Behandelter Abschnitt Joh 10,17-18
Aber der Tod Christi hat für seinen Vater einen Aspekt der tiefsten Freude und des Wohlgefallens, abgesehen davon, dass er die Grundlage der Erlösung und des Christentums ist.
Darum liebt mich der Vater, weil ich mein Leben lasse, damit ich es wiedernehme. Niemand nimmt es von mir, sondern ich lasse es von mir selbst. Ich habe Gewalt, es zu lassen, und habe Gewalt, es wiederzunehmen. Dieses Gebot habe ich von meinem Vater empfangen (10,17.18).
Der Herr fügt hier nicht „für die Schafe“ hinzu, noch sollten wir seinen Tod auf uns selbst beschränken. Er lässt uns den Wert erkennen, den sein eigenes Lassen seines Lebens in sich selbst hatte. Es war ein neues Motiv für die Liebe des Vaters; und kein Wunder, wenn es nur die unergründliche Tiefe wäre, in die seine eigene Hingabe hinabsteigen konnte. Aber in der Tat, niemand außer dem Vater weiß, was Er darin an Liebe, Vertrauen zu Ihm, Selbstaufgabe und moralischer Vortrefflichkeit in jeder Hinsicht fand, gekrönt von der persönlichen Würde dessen, der, in unaussprechlich naher Beziehung zum Vater selbst stand, so zu sterben bereit war. Daher konnte es nicht anders sein, als dass der Sohn sein Leben wiedernahm, nicht mehr in Verbindung mit der Erde und den darauf lebenden Menschen, sondern auferstanden von den Toten, und damit war Er die Kraft und das Vorbild der Christenheit.
In dieser tiefen Erniedrigung, der sich der Herr in Gnaden unterwarf, liegt die größte Sorgfalt, sich vor dem geringsten Verdacht zu hüten, der seine Herrlichkeit als Sohn und Gott herabsetzen könnte. Er ist nicht, wie bei Matthäus (wo Er als der verworfene Messias gesehen wird, der Sohn des Menschen, nicht nur das bestimmte Haupt aller Nationen und Stämme und Sprachen, sondern im Befehl der heiligen Engel – seiner Engel): Er brauchte nur seinen Vater anzurufen, der Ihm mehr als zwölf Legionen Engel zur Verfügung stellen würde. Und was hätten alle Legionen Roms gegen diese himmlischen Wesen vermocht, die mächtig sind und sein Wort ausführen? Aber wie, fügt Er segensreich hinzu, sollte die Schrift erfüllt werden, dass es so geschehen musste?
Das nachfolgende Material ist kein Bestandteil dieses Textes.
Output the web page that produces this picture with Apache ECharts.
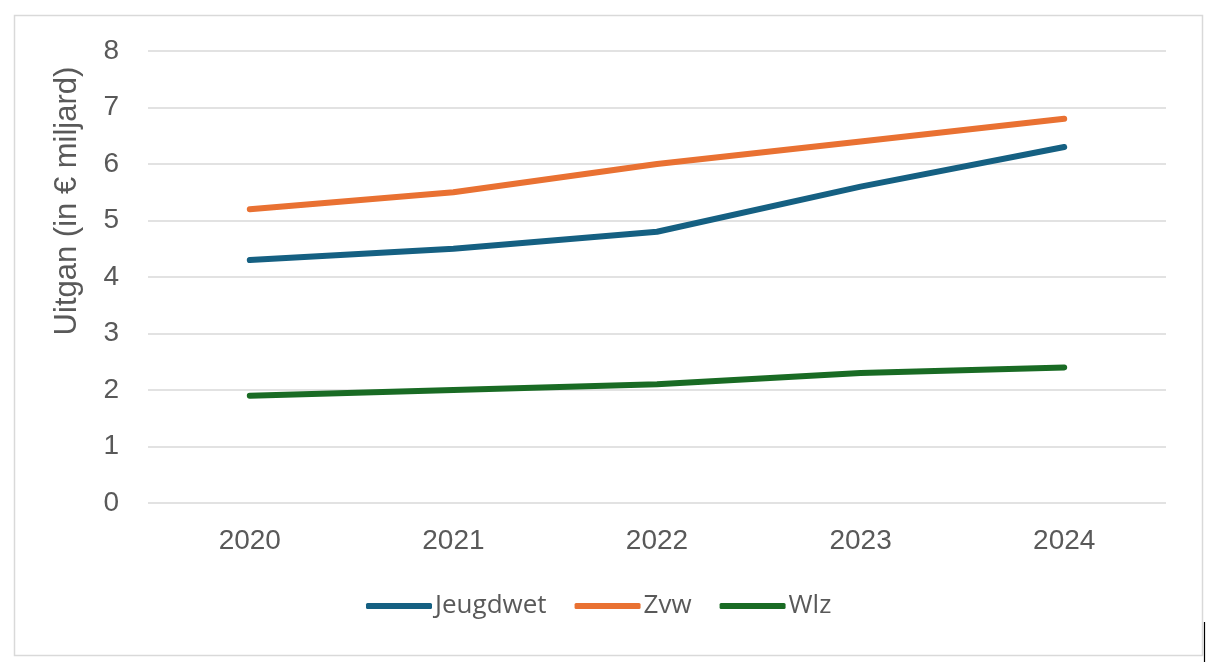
<!DOCTYPE html>
<html>
<head>
<meta charset="utf-8">
<script src="https://cdn.jsdelivr.net/npm/echarts@6/dist/echarts.min.js"></script>
<style>
html,body{margin:0;padding:0;background:#fff;}
#c{width:1222px;height:666px;}
</style>
</head>
<body>
<div id="c"></div>
<script>
const years = ['2020','2021','2022','2023','2024'];
const jeugdwet = [4.3, 4.5, 4.8, 5.6, 6.3];
const zvw = [5.2, 5.5, 6.0, 6.4, 6.8];
const wlz = [1.9, 2.0, 2.1, 2.3, 2.4];
const seriesNames = ['Jeugdwet','Zvw','Wlz'];
const colors = ['#156082','#E97132','#196B24'];
const yTitle = 'Uitgan (in € miljard)';

const chart = echarts.init(document.getElementById('c'), null, {renderer:'canvas'});
const mk = (name, data, color) => ({
  name, type:'line', data, smooth:false, showSymbol:false, symbol:'none',
  lineStyle:{color, width:6, cap:'round', join:'round'}, itemStyle:{color}
});
chart.setOption({
  animation:false,
  color: colors,
  graphic:[
    {type:'rect', shape:{x:14.5,y:15.5,width:1188,height:640}, style:{fill:'none',stroke:'#d9d9d9',lineWidth:1.5}, z:-1},
    {type:'line', shape:{x1:1204.5,y1:622,x2:1204.5,y2:662}, style:{stroke:'#000',lineWidth:1.2}},
    {type:'text', x:67, y:201, rotation:Math.PI/2,
     style:{text:yTitle, fill:'#595959', fontSize:31, fontFamily:'Liberation Sans', align:'center', verticalAlign:'middle'}}
  ],
  grid:{left:148, right:56, top:51, bottom:163, containLabel:false},
  legend:{
    data: seriesNames,
    bottom: 42, left:361,
    itemWidth:66, itemHeight:6, itemGap:28,
    icon:'roundRect',
    textStyle:{color:'#595959', fontSize:26, fontFamily:'Open Sans', padding:[0,0,0,-2]}
  },
  xAxis:{
    type:'category', data: years, boundaryGap:true,
    axisLine:{show:false}, axisTick:{show:false},
    axisLabel:{color:'#595959', fontSize:28, fontFamily:'Liberation Sans', margin:24}
  },
  yAxis:{
    type:'value', min:0, max:8, interval:1,
    axisLabel:{color:'#595959', fontSize:28, fontFamily:'Liberation Sans', margin:29},
    axisLine:{show:false}, axisTick:{show:false},
    splitLine:{lineStyle:{color:'#d9d9d9', width:1.5}}
  },
  series:[ mk(seriesNames[0], jeugdwet, colors[0]), mk(seriesNames[1], zvw, colors[1]), mk(seriesNames[2], wlz, colors[2]) ]
});
</script>
</body>
</html>
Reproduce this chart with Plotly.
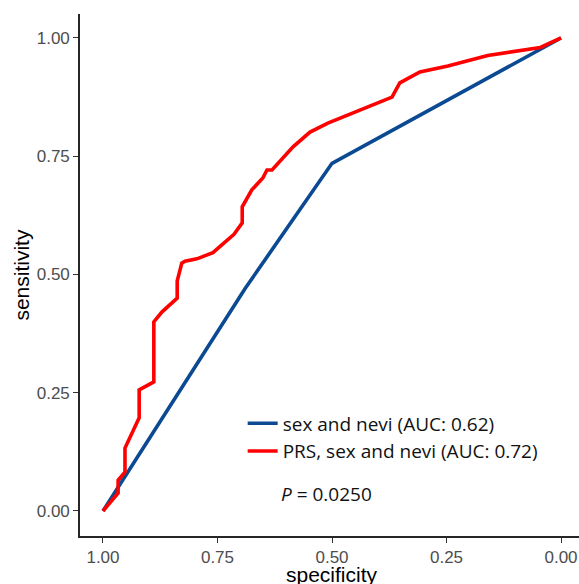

Obwohl Er eine göttliche Person war, war Er gekommen, um zu sterben; das ewige Leben, das beim Vater war, bevor es einen Menschen oder eine Erde gab, hatte sich herabgelassen, Mensch zu werden, damit Er so sein Leben hingeben und es wiedernehmen konnte. Aber hier spricht Er nicht mehr in bescheidener Liebe, sondern als bewusster Gott: „Niemand nimmt es von mir, sondern ich lasse es von mir selbst. Ich habe Gewalt, es zu lassen, und habe Gewalt, es wiederzunehmen. Dieses Gebot habe ich von meinem Vater empfangen“ (V. 18). Auf der einen Seite ist da die ruhige Behauptung des Rechts sowie der Macht, sein Leben zu lassen und es wiederzunehmen. Wie niemand außer dem Schöpfer das Letztere tun konnte, so ist kein Geschöpf berechtigt, das Erstere zu tun. Niemand außer Gott hat die Macht und das Recht, beides zu tun; und das Wort, ohne natürlich aufzuhören, göttlich zu sein (was in der Tat nicht sein konnte), wurde Fleisch, damit Er so sterben und auferstehen konnte. Andererseits bleibt Er auch in dieser Handlung, die man mit Recht als die streng persönlichste aller Handlungen hätte bezeichnen können, der gehorsame Mensch, der nur den Willen seines Vaters tun wollte. Er war gekommen, um den Willen Gottes zu tun. Das ist die Vollkommenheit, die allein in Jesus zu finden ist. Wir dürfen Ihn zusammen mit dem Vater, der Ihn gegeben hat, anbeten. Er ist würdig.